*Provided information*:
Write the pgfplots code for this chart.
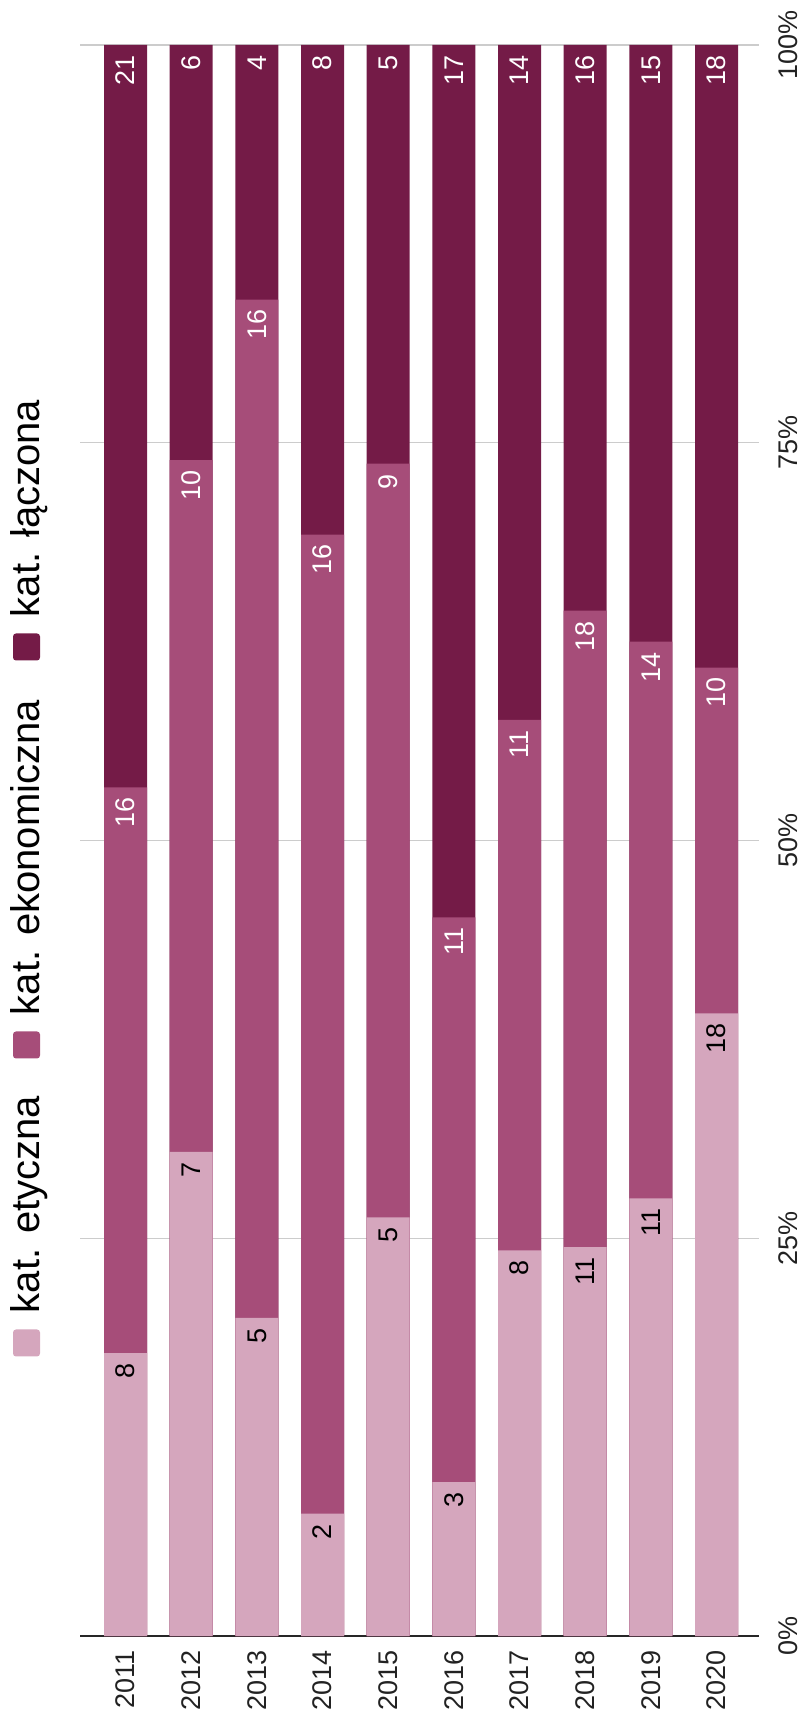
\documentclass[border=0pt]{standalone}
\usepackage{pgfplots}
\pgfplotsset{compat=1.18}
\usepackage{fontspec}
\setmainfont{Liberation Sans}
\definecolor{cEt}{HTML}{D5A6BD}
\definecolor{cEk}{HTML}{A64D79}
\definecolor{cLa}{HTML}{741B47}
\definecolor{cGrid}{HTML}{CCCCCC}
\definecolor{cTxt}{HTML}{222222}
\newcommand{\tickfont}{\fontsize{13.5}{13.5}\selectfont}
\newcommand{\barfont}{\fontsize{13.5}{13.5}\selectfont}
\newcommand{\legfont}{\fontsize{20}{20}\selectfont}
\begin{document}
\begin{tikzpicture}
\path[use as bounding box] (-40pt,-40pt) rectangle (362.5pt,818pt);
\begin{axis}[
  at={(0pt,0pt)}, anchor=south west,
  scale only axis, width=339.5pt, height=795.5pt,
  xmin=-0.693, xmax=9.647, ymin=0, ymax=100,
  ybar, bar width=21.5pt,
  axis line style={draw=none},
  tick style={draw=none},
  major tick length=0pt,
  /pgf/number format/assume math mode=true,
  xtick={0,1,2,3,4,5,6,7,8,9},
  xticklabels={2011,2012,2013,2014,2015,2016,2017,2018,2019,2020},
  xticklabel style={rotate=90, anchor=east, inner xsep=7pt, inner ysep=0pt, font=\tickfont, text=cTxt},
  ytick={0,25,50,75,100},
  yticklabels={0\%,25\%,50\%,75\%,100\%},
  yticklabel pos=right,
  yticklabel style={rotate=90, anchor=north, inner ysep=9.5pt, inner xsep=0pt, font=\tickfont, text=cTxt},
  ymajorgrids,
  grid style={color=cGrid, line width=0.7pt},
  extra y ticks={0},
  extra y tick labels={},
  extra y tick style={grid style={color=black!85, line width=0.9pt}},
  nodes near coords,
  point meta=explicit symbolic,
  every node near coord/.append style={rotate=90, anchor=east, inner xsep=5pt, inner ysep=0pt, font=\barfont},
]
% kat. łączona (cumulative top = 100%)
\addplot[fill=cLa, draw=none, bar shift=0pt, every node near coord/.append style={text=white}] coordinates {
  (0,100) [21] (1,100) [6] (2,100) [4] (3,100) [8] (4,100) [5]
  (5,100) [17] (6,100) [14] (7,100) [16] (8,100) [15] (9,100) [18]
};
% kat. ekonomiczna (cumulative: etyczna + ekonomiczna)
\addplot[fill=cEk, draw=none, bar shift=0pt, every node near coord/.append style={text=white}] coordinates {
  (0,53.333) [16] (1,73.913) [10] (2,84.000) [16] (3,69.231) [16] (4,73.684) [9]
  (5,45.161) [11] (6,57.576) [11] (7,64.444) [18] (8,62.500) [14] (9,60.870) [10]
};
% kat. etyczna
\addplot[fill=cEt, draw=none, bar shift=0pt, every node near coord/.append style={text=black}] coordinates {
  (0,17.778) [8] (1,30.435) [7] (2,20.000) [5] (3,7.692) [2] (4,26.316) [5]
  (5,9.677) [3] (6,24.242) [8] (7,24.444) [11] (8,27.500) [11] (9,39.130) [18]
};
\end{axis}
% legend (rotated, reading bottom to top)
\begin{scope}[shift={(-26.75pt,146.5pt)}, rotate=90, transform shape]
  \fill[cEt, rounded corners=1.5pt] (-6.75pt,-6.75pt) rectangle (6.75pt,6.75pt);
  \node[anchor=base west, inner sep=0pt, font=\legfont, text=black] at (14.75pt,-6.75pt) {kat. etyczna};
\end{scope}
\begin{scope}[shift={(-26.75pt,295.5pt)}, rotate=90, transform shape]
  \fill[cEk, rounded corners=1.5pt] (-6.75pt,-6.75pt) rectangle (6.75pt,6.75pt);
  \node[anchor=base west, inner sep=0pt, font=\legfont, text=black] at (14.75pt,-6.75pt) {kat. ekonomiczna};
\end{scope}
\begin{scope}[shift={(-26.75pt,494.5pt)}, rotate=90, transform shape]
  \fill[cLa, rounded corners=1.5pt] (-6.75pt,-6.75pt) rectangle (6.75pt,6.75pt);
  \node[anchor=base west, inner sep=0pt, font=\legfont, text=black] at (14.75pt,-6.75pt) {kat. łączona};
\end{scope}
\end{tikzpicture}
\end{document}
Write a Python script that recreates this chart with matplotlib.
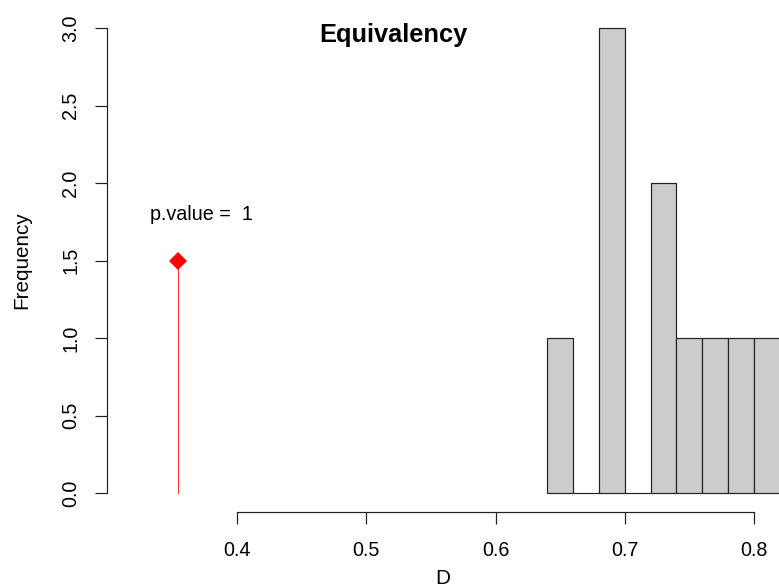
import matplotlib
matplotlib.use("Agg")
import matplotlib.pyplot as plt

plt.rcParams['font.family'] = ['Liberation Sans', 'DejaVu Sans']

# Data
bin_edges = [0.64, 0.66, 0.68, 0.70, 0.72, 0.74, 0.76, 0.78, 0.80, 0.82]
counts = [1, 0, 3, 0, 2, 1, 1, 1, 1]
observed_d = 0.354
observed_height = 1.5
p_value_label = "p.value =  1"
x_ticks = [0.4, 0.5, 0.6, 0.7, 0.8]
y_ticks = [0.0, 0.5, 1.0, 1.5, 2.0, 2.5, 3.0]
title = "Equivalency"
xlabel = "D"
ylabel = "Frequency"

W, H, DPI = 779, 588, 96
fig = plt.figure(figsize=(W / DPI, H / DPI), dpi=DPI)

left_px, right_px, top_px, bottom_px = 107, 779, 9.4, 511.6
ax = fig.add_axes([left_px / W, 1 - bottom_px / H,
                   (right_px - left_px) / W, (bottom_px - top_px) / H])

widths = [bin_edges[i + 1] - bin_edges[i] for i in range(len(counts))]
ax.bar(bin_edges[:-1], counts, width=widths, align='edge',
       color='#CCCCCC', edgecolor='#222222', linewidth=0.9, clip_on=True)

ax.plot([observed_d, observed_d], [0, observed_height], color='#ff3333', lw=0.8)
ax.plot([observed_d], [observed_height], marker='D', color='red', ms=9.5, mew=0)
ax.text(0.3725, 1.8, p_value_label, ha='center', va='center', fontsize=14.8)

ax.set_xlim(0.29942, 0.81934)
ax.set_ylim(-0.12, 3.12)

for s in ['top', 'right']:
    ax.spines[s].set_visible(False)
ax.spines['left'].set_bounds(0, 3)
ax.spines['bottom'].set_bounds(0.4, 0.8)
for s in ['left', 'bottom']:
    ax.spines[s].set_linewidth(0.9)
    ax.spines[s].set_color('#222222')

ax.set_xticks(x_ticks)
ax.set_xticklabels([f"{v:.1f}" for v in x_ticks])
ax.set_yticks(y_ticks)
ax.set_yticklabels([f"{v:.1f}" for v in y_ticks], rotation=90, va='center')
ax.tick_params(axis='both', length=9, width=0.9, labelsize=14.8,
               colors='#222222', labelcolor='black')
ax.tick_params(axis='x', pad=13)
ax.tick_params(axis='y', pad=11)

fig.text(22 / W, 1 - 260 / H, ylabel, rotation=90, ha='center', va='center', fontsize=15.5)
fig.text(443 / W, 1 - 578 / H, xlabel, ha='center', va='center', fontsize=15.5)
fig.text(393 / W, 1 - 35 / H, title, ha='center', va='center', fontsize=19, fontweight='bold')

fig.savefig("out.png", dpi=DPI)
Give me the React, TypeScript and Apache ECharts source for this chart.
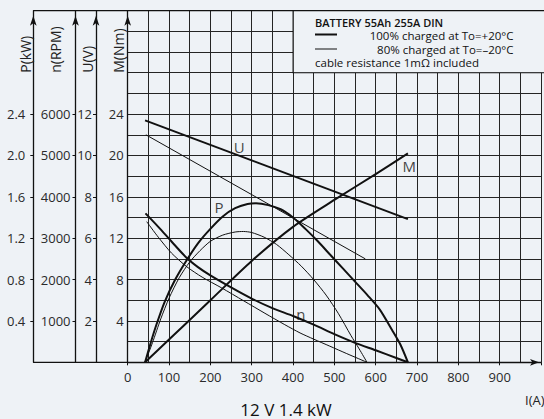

*Work to do*:
Exactly the lines from the one with "Write a Python" through the one with "fig = plt.figure(figsize=(W" are to be reproduced, and no pictures with them.

*Solved exercise*:
Write a Python script that recreates this chart with matplotlib.
import matplotlib
matplotlib.use("Agg")
import matplotlib.pyplot as plt

plt.rcParams['font.family'] = ['Liberation Sans', 'DejaVu Sans']

# Data
bin_edges = [0.64, 0.66, 0.68, 0.70, 0.72, 0.74, 0.76, 0.78, 0.80, 0.82]
counts = [1, 0, 3, 0, 2, 1, 1, 1, 1]
observed_d = 0.354
observed_height = 1.5
p_value_label = "p.value =  1"
x_ticks = [0.4, 0.5, 0.6, 0.7, 0.8]
y_ticks = [0.0, 0.5, 1.0, 1.5, 2.0, 2.5, 3.0]
title = "Equivalency"
xlabel = "D"
ylabel = "Frequency"

W, H, DPI = 779, 588, 96
fig = plt.figure(figsize=(W / DPI, H / DPI), dpi=DPI)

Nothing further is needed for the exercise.